Russian Corporate Law
Sources of Russian Corporate Law
Russian corporate law is derived principally from the Civil Code of the Russian Federation, Part One, which contains the general provisions on legal entities, including the classification of commercial and non-commercial organisations. The Joint-Stock Companies Law (Federal Law No. 208-FZ of 26 December 1995) governs the formation, operation, and dissolution of joint-stock companies, while the Limited Liability Companies Law (Federal Law No. 14-FZ of 8 February 1998) governs limited liability companies. The Corporate Governance Code, recommended by the Central Bank of Russia in 2014, provides non-binding best practice standards for publicly traded companies, operating on a comply-or-explain basis. The Federal Law on the Securities Market (No. 39-FZ of 22 April 1996) regulates the issuance and trading of securities. The Federal Tax Service performs the function of state registration of legal entities, while the Central Bank of Russia regulates the securities market and supervises listed companies.
Forms of Commercial Legal Entities
Russian law distinguishes between public and non-public companies. The public joint-stock company (публичное акционерное общество, ПАО) is characterised by the public offering of shares and the obligation to disclose information in accordance with securities regulations. A ПАО must have at least five members of the board of directors and is required to have independent directors. The non-public joint-stock company (акционерное общество, АО) may not offer shares to the public, is subject to reduced disclosure obligations, and is not required to have a board of directors if the number of shareholders is fewer than fifty. The limited liability company (общество с ограниченной ответственностью, ООО) is the most common form of legal entity in Russia, used by approximately 90% of commercial organisations. Participants in an ООО hold participatory interests (доли) rather than shares, and the company’s charter (устав) serves as the constituent document. The additional liability company (общество с дополнительной ответственностью, AOD) was abolished in 2014, and existing AODs were required to convert to ООО or АО status.

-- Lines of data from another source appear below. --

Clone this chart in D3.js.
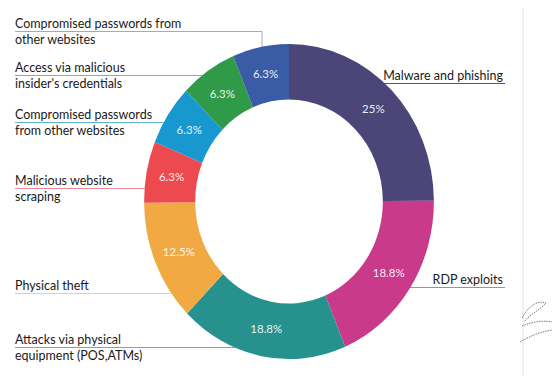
<!DOCTYPE html>
<html>
<head>
<meta charset="utf-8">
<script src="https://cdn.jsdelivr.net/npm/d3@7"></script>
<style>
  body { margin: 0; background: #fff; }
  svg text { font-family: Lato, "Open Sans", sans-serif; }
</style>
</head>
<body>
<svg id="chart" width="553" height="376"></svg>
<script>
// data, clockwise from 12 o'clock
const categories = [
  "Malware and phishing",
  "RDP exploits",
  "Attacks via physical equipment (POS,ATMs)",
  "Physical theft",
  "Malicious website scraping",
  "Compromised passwords from other websites",
  "Access via malicious insider's credentials",
  "Compromised passwords from other websites",
];
const values = [25, 18.8, 18.8, 12.5, 6.3, 6.3, 6.3, 6.3];
const valueLabels = ["25%", "18.8%", "18.8%", "12.5%", "6.3%", "6.3%", "6.3%", "6.3%"];
// how each category name is broken over lines in the legend text
const labelLines = [
  ["Malware and phishing"],
  ["RDP exploits"],
  ["Attacks via physical", "equipment (POS,ATMs)"],
  ["Physical theft"],
  ["Malicious website", "scraping"],
  ["Compromised passwords", "from other websites"],
  ["Access via malicious", "insider's credentials"],
  ["Compromised passwords from", "other websites"],
];

const colors = ["#4b4677", "#c93a8a", "#27918d", "#f1a944", "#ec4a4e", "#1798cf", "#2f9b48", "#3a5ba6"];
const leaderColors = ["#555560", "#d672aa", "#5cb3b2", "#ead08a", "#eb8a9a", "#5db4cc", "#74b98c", "#a4a7c8"];

// label layout: side and first baseline
const labelLayout = [
  { side: "right", y: 80 },
  { side: "right", y: 284 },
  { side: "left", y: 344 },
  { side: "left", y: 290 },
  { side: "left", y: 185 },
  { side: "left", y: 119 },
  { side: "left", y: 72 },
  { side: "left", y: 28, elbow: true },
];

const svg = d3.select("#chart");
const cx = 289, cy = 201.5, sx = 0.92;
const outerR = 157.5, innerR = 102;

const pie = d3.pie().sort(null).value((d) => d);
const arcs = pie(values);
const arc = d3.arc().innerRadius(innerR).outerRadius(outerR);
const labelArc = d3.arc().innerRadius(130).outerRadius(130);

// separator on the right
svg.append("line")
  .attr("x1", 523).attr("x2", 523)
  .attr("y1", 8).attr("y2", 376)
  .attr("stroke", "#ececec")
  .attr("stroke-width", 1.5);

// outer edge x of the (slightly squeezed) ring at a given y
const edgeX = (y, side) => {
  const dy = y - cy;
  const dx = Math.sqrt(Math.max(outerR * outerR - dy * dy, 0)) * sx;
  return side === "left" ? cx - dx : cx + dx;
};

// leader lines
labelLayout.forEach((l, i) => {
  const ly = l.y + 3.5;
  if (l.elbow) {
    const ex = 262;
    const ey = cy - Math.sqrt(outerR * outerR - Math.pow((ex - cx) / sx, 2)) + 2;
    svg.append("path")
      .attr("d", `M15,${ly}H${ex}V${ey}`)
      .attr("fill", "none")
      .attr("stroke", leaderColors[i])
      .attr("stroke-width", 1);
  } else if (l.side === "left") {
    svg.append("line")
      .attr("x1", 15).attr("x2", edgeX(ly, "left"))
      .attr("y1", ly).attr("y2", ly)
      .attr("stroke", leaderColors[i])
      .attr("stroke-width", 1);
  } else {
    svg.append("line")
      .attr("x1", edgeX(ly, "right") - 2).attr("x2", 505)
      .attr("y1", ly).attr("y2", ly)
      .attr("stroke", leaderColors[i])
      .attr("stroke-width", 1);
  }
});

// ring
svg.append("g")
  .attr("transform", `translate(${cx},${cy}) scale(${sx},1)`)
  .selectAll("path")
  .data(arcs)
  .enter()
  .append("path")
  .attr("d", arc)
  .attr("fill", (d, i) => colors[i]);

// percentages
svg.append("g")
  .attr("transform", `translate(${cx},${cy})`)
  .selectAll("text")
  .data(arcs)
  .enter()
  .append("text")
  .attr("x", (d) => labelArc.centroid(d)[0] * sx)
  .attr("y", (d) => labelArc.centroid(d)[1] + 4)
  .attr("text-anchor", "middle")
  .attr("fill", "#fff")
  .attr("fill-opacity", 0.92)
  .style("font-size", "11.5px")
  .text((d, i) => valueLabels[i]);

// category labels
labelLayout.forEach((l, i) => {
  const t = svg.append("text")
    .attr("fill", "#1a1a1a")
    .style("font-size", "12.5px")
    .attr("text-anchor", l.side === "left" ? "start" : "end");
  labelLines[i].forEach((s, j) => {
    t.append("tspan")
      .attr("x", l.side === "left" ? 15 : 503)
      .attr("y", l.y + j * 16)
      .text(s);
  });
});

// small scribble near the bottom right
svg.append("path")
  .attr("d", "M522,318 C528,306 538,300 546,303 C540,310 530,314 524,322 M522,326 C532,322 542,320 552,322 M520,342 C530,336 540,332 552,330")
  .attr("fill", "none")
  .attr("stroke", "#555")
  .attr("stroke-width", 0.8)
  .attr("stroke-dasharray", "1.5,1");
</script>
</body>
</html>
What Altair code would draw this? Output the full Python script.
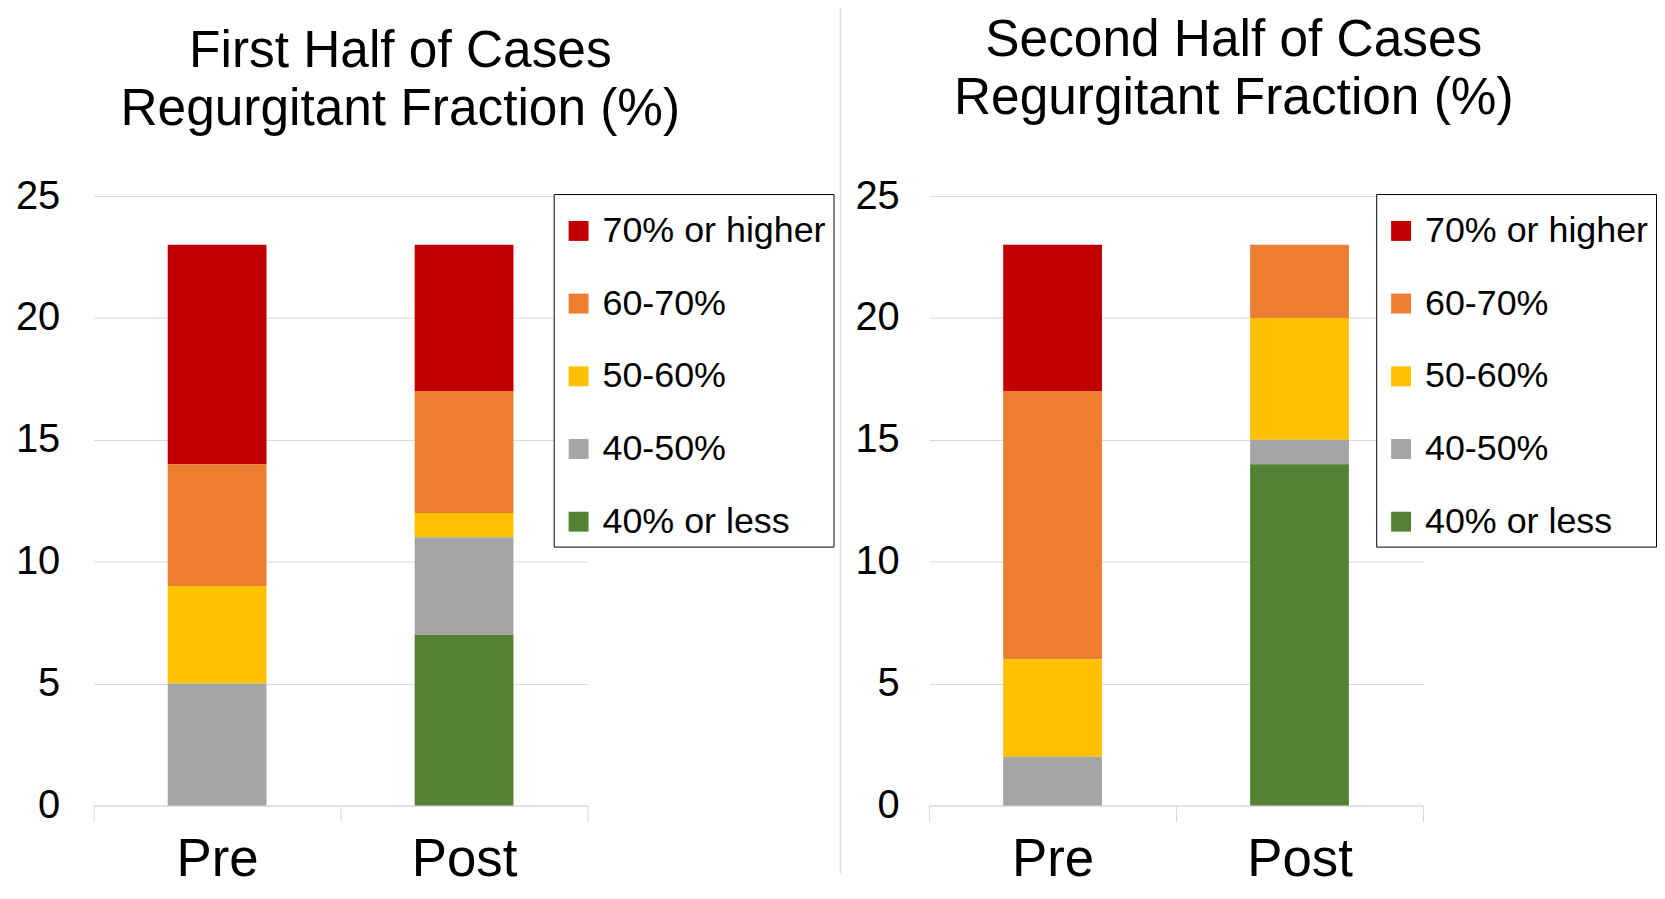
import altair as alt
import pandas as pd

# ---- data ----
categories = ["70% or higher", "60-70%", "50-60%", "40-50%", "40% or less"]
colors = ["#C00000", "#ED7D31", "#FFC000", "#A5A5A5", "#548235"]
stages = ["Pre", "Post"]

first_pre = [9, 5, 4, 5, 0]
first_post = [6, 5, 1, 4, 7]
second_pre = [6, 11, 4, 2, 0]
second_post = [0, 3, 5, 1, 14]

y_ticks = [0, 5, 10, 15, 20, 25]

FONT = "Liberation Sans"
GRID = "#d9d9d9"


def make_df(pre, post):
    rows = []
    for stage, vals in zip(stages, [pre, post]):
        for i, (cat, v) in enumerate(zip(categories, vals)):
            if v > 0:
                rows.append({"stage": stage, "band": cat, "count": v,
                             "rank": len(categories) - 1 - i})
    return pd.DataFrame(rows)


def panel(pre, post, title_lines, t_offset, t_dx, lx, ly, ypad):
    df = make_df(pre, post)
    return alt.Chart(df).mark_bar(width=alt.RelativeBandSize(0.4)).encode(
        x=alt.X("stage:N", sort=stages,
                scale=alt.Scale(paddingInner=0, paddingOuter=0),
                axis=alt.Axis(title=None, labelAngle=0, labelFontSize=53,
                              labelFont=FONT, labelColor="black",
                              domainColor=GRID, tickColor=GRID, tickSize=16,
                              tickBand="extent", labelPadding=12, grid=False)),
        y=alt.Y("count:Q", stack="zero",
                scale=alt.Scale(domain=[0, 25], nice=False),
                axis=alt.Axis(title=None, values=y_ticks, labelFontSize=40,
                              labelFont=FONT, labelColor="black",
                              labelPadding=ypad, domain=False, ticks=False,
                              gridColor=GRID)),
        color=alt.Color("band:N",
                        scale=alt.Scale(domain=categories, range=colors),
                        legend=alt.Legend(title=" ", titleFontSize=8,
                                          titlePadding=4,
                                          orient="none",
                                          legendX=lx, legendY=ly,
                                          symbolType="square", symbolSize=400,
                                          symbolStrokeWidth=0,
                                          labelFontSize=36, labelFont=FONT,
                                          labelColor="black", labelOffset=6,
                                          labelLimit=400, rowPadding=37,
                                          padding=7, strokeColor="black",
                                          fillColor="white")),
        order=alt.Order("rank:Q", sort="ascending"),
    ).properties(
        width=496, height=612,
        title=alt.TitleParams(text=title_lines, fontSize=51.6, font=FONT,
                              fontWeight="normal", color="black",
                              lineHeight=58, anchor="middle", frame="group",
                              dx=t_dx, offset=t_offset),
    )


left = panel(first_pre, first_post,
             ["First Half of Cases", "Regurgitant Fraction (%)"],
             41, 60, 462, -2, 34)
right = panel(second_pre, second_post,
              ["Second Half of Cases", "Regurgitant Fraction (%)"],
              52, 58, 449, -2, 30)

divider = alt.Chart(pd.DataFrame({"d": [0]})).mark_rule(
    color=GRID, strokeWidth=1.5
).encode(
    x=alt.value(0), y=alt.value(-200), y2=alt.value(680)
).properties(width=9, height=612)

chart = alt.hconcat(left, divider, right, spacing=5).resolve_scale(
    color="independent"
).properties(
    padding={"left": 7, "top": -14, "right": 0, "bottom": 0},
    background="white",
).configure_view(strokeOpacity=0)

chart.save("out.html", embed_options={"renderer": "svg", "actions": False})
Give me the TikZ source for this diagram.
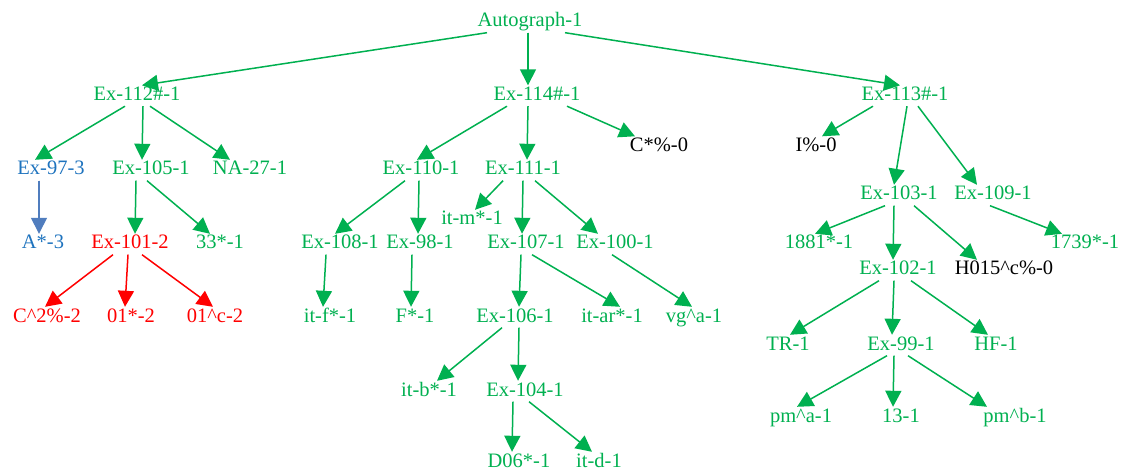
\documentclass[tikz,border=0pt]{standalone}
\usepackage{fontspec}
\setmainfont{Liberation Serif}
\usetikzlibrary{arrows.meta}

\definecolor{grn}{RGB}{0,176,80}
\definecolor{blu}{RGB}{30,115,190}
\definecolor{bluline}{RGB}{80,125,190}
\definecolor{rd}{RGB}{255,0,0}

\tikzset{
  lbl/.style={anchor=base, inner sep=1pt, text height=14pt, text depth=4.5pt,
              font=\fontsize{20.5}{24}\selectfont, text=grn},
  arr/.style={line width=1.5pt, -{Triangle[length=16pt,width=16pt]}},
}

\begin{document}
\begin{tikzpicture}[x=1pt,y=-1pt]
\useasboundingbox (0,0) rectangle (1121,470);

% ======================= root and first rank =======================
\node[lbl] (auto)  at (530,27)    {Autograph-1};
\node[lbl] (ex112) at (137,100.5) {Ex-112\#-1};
\node[lbl] (ex114) at (537,100.5) {Ex-114\#-1};
\node[lbl] (ex113) at (905,100.5) {Ex-113\#-1};

% ======================= left branch: Ex-112 =======================
\node[lbl] (ex97)  at (51,175)   {\textcolor{blu}{Ex-97-3}};
\node[lbl] (ex105) at (151,175)  {Ex-105-1};
\node[lbl] (na27)  at (250,175)  {NA-27-1};
\node[lbl] (a3)    at (43,249)   {\textcolor{blu}{A*-3}};
\node[lbl] (ex101) at (130,249)  {\textcolor{rd}{Ex-101-2}};
\node[lbl] (n33)   at (220,249)  {33*-1};
\node[lbl] (c2)    at (47,322)   {\textcolor{rd}{C\textasciicircum 2\%-2}};
\node[lbl] (n01s)  at (131,322)  {\textcolor{rd}{01*-2}};
\node[lbl] (n01c)  at (215,322)  {\textcolor{rd}{01\textasciicircum c-2}};

% ======================= middle branch: Ex-114 =====================
\node[lbl] (cs0)   at (659,151.5) {\textcolor{black}{C*\%-0}};
\node[lbl] (ex110) at (421,175)   {Ex-110-1};
\node[lbl] (ex111) at (523,175)   {Ex-111-1};
\node[lbl] (itm)   at (472,225)   {it-m*-1};
\node[lbl] (ex108) at (340,249)   {Ex-108-1};
\node[lbl] (ex98)  at (420,249)   {Ex-98-1};
\node[lbl] (ex107) at (526,249)   {Ex-107-1};
\node[lbl] (ex100) at (615,249)   {Ex-100-1};
\node[lbl] (itf)   at (330,322)   {it-f*-1};
\node[lbl] (f1)    at (415,322)   {F*-1};
\node[lbl] (ex106) at (515,322)   {Ex-106-1};
\node[lbl] (itar)  at (612,322)   {it-ar*-1};
\node[lbl] (vga)   at (694,322)   {vg\textasciicircum a-1};
\node[lbl] (itb)   at (429,396)   {it-b*-1};
\node[lbl] (ex104) at (525,396)   {Ex-104-1};
\node[lbl] (d06)   at (519,467)   {D06*-1};
\node[lbl] (itd)   at (599,467)   {it-d-1};

% ======================= right branch: Ex-113 ======================
\node[lbl] (i0)    at (816,151.5) {\textcolor{black}{I\%-0}};
\node[lbl] (ex103) at (899,200)   {Ex-103-1};
\node[lbl] (ex109) at (993,200)   {Ex-109-1};
\node[lbl] (n1881) at (819,249)   {1881*-1};
\node[lbl] (n1739) at (1085,249)  {1739*-1};
\node[lbl] (ex102) at (898,275)   {Ex-102-1};
\node[lbl] (h015)  at (1004,275)  {\textcolor{black}{H015\textasciicircum c\%-0}};
\node[lbl] (tr)    at (788,350)   {TR-1};
\node[lbl] (ex99)  at (901,350)   {Ex-99-1};
\node[lbl] (hf)    at (996,350)   {HF-1};
\node[lbl] (pma)   at (801,422)   {pm\textasciicircum a-1};
\node[lbl] (n13)   at (901,422)   {13-1};
\node[lbl] (pmb)   at (1015,422)  {pm\textasciicircum b-1};

% ======================= edges: parent/child/start shift/end shift/colour
\foreach \a/\b/\s/\e/\c in {
    auto/ex112/-43/5/grn, auto/ex114/-2/-9/grn, auto/ex113/35/-5/grn,
    ex112/ex97/-12/-16/grn, ex112/ex105/6/-9/grn, ex112/na27/13/-20/grn,
    ex97/a3/-12/-4/bluline,
    ex105/ex101/-15/5/grn, ex105/n33/-4/-10/grn,
    ex101/c2/-17/-2/rd, ex101/n01s/-2/-6/rd, ex101/n01c/12/-2/rd,
    ex114/ex110/-30/-4/grn, ex114/ex111/-9/4/grn, ex114/cs0/30/-24/grn,
    ex110/ex108/-16/-5/grn, ex110/ex98/-2/-2/grn,
    ex111/itm/-20/3/grn, ex111/ex107/0/-4/grn, ex111/ex100/12/-17/grn,
    ex108/itf/-14/-7/grn, ex98/f1/-8/-4/grn,
    ex107/ex106/-5/4/grn, ex107/itar/6/8/grn, ex100/vga/-3/-2/grn,
    ex106/itb/-13/8/grn, ex106/ex104/4/-7/grn,
    ex104/d06/-12/-7/grn, ex104/itd/4/-7/grn,
    ex113/i0/-32/6/grn, ex113/ex103/2/-5/grn, ex113/ex109/13/-16/grn,
    ex103/n1881/-14/-4/grn, ex103/ex102/-5/-5/grn, ex103/h015/15/-27/grn,
    ex109/n1739/-3/-23/grn,
    ex102/tr/-19/2/grn, ex102/ex99/-4/-9/grn, ex102/hf/13/-8/grn,
    ex99/pma/-14/-4/grn, ex99/n13/-7/-8/grn, ex99/pmb/7/-28/grn}
  {\draw[arr,draw=\c,fill=\c] ([xshift=\s pt]\a.south) -- ([xshift=\e pt]\b.north);}

\end{tikzpicture}
\end{document}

Formation of a Legal Entity
All legal entities in Russia must undergo state registration with the Federal Tax Service. The registration process requires submission of the charter, a decision to establish the company, and payment of the state duty. The charter must contain the company’s name, legal address, business purpose, charter capital, the rights and obligations of participants, and the governance structure. The minimum charter capital is 10,000 RUB for ООО and 100,000 RUB for АО. Contributions to charter capital may be made in cash, property, or property rights, and independent valuation is required for non-cash contributions exceeding 20,000 RUB. The registration process typically takes three to five business days.
Corporate Governance Structure
The general meeting of shareholders (for АО) or participants (for ООО) is the supreme governing body of the company. The general meeting has exclusive authority to amend the charter, approve the annual accounts, declare dividends, elect the board of directors and the audit commission, and resolve on liquidation and reorganisation. The board of directors (совет директоров) is mandatory for public АО and must have at least five members. The board may be formed in non-public АО with more than fifty shareholders. For ООО, a board of directors is optional. The sole executive body (единоличный исполнительный орган), typically the general director (генеральный директор), manages the current activities of the company. Large companies may also establish a collegial executive body (правление or дирекция). The audit commission (ревизионная комиссия) is mandatory for АО with more than fifty shareholders and performs internal oversight functions.
Duties of Directors and Officers
Directors and officers must act in good faith and reasonably in the interests of the company. The Civil Code and the Joint-Stock Companies Law impose liability for losses caused to the company by the actions or omissions of directors and officers. The standard of liability is fault-based, and the plaintiff bears the burden of proving that the director failed to act in the best interests of the company. Shareholders holding at least 1% of shares may bring a derivative action against directors for damages caused to the company. The tax authorities may seek disqualification of directors, barring them from holding management positions in legal entities for a period of up to three years, for repeated tax violations or failure to file for bankruptcy.
Shareholders’ Rights
Shareholders in АО and participants in ООО have the right to receive dividends declared by the general meeting. The right to information includes access to the company’s financial statements, minutes of general meetings, and other corporate documents. In ООО, participants have a pre-emptive right to acquire interests sold by other participants at the price offered to a third party. Shareholders dissenting from certain fundamental transactions, including reorganisation, major transactions exceeding 50% of the company’s asset value, and amendments to the charter restricting shareholder rights, are entitled to require the company to repurchase their shares at fair value.
Securities Regulation
The Central Bank of Russia is the regulator of the securities market and oversees the issuance and trading of securities. Issuers must register a securities prospectus with the Central Bank for public offerings. Listing on the Moscow Exchange requires compliance with listing rules, including disclosure obligations and corporate governance standards. The Securities Market Law imposes liability for market manipulation and insider trading, with administrative and criminal penalties. The mandatory tender offer rules require a person acquiring more than 30% of the voting shares of a public company to make an offer to acquire shares from all other shareholders at a price not lower than the average weighted price for the preceding six months.